Some miners also claim their operations can stabilize the grid by consuming excess energy during low-demand periods and scaling back during peak demand. Critics counter that such flexibility is rarely enforced in practice.
GERD and the Off-Grid Proposal
The imminent inauguration of the Grand Ethiopian Renaissance Dam (GERD) is set to boost generation by several thousand megawatts. On paper, this could support both industrial growth and crypto mining.
But without rapid expansion of transmission and distribution infrastructure, much of this capacity could remain stranded power—generation that can’t be delivered to consumers.
Some energy analysts suggest a compromise: relocating mining operations to off-grid sites using mini-grids and containerized units. These could power nearby rural communities during peak hours and run mining rigs during off-peak periods.
Such models, already trialed in parts of West Africa, could help Ethiopia monetize surplus power without overloading the national grid. But profitability for miners would likely be lower than in grid-connected urban setups.
The Broader Energy Challenge
The mining debate underscores Ethiopia’s broader infrastructure bottlenecks. The country remains heavily reliant on imported power cables, transformers, and other hardware—slowing the pace at which generation gains translate into universal access.
As Biniam bluntly put it:
“Until we invest in the full electricity value chain—generation, transmission, and distribution—mining will be in direct competition with citizens for power.”
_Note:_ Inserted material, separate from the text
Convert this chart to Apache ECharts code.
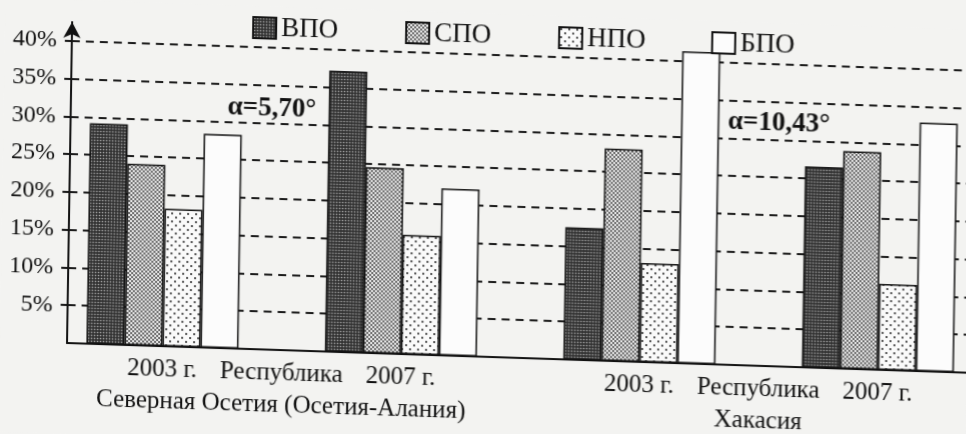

The Strategic Choice Ahead
For Ethiopia, the issue is less about the legitimacy of crypto mining and more about national priorities.
The calculus:
Short-term forex inflows vs. long-term industrialization
Serving global blockchain networks vs. expanding domestic electricity access
Betting on a volatile asset class vs. building a diversified, energy-powered economy
If Ethiopia chooses to prioritize homes and factories over server farms, it would join a growing list of countries recalibrating their stance on mining. But if it finds a way to balance the two—perhaps via off-grid innovation—it could still leverage its hydropower advantage while keeping the lights on for its people.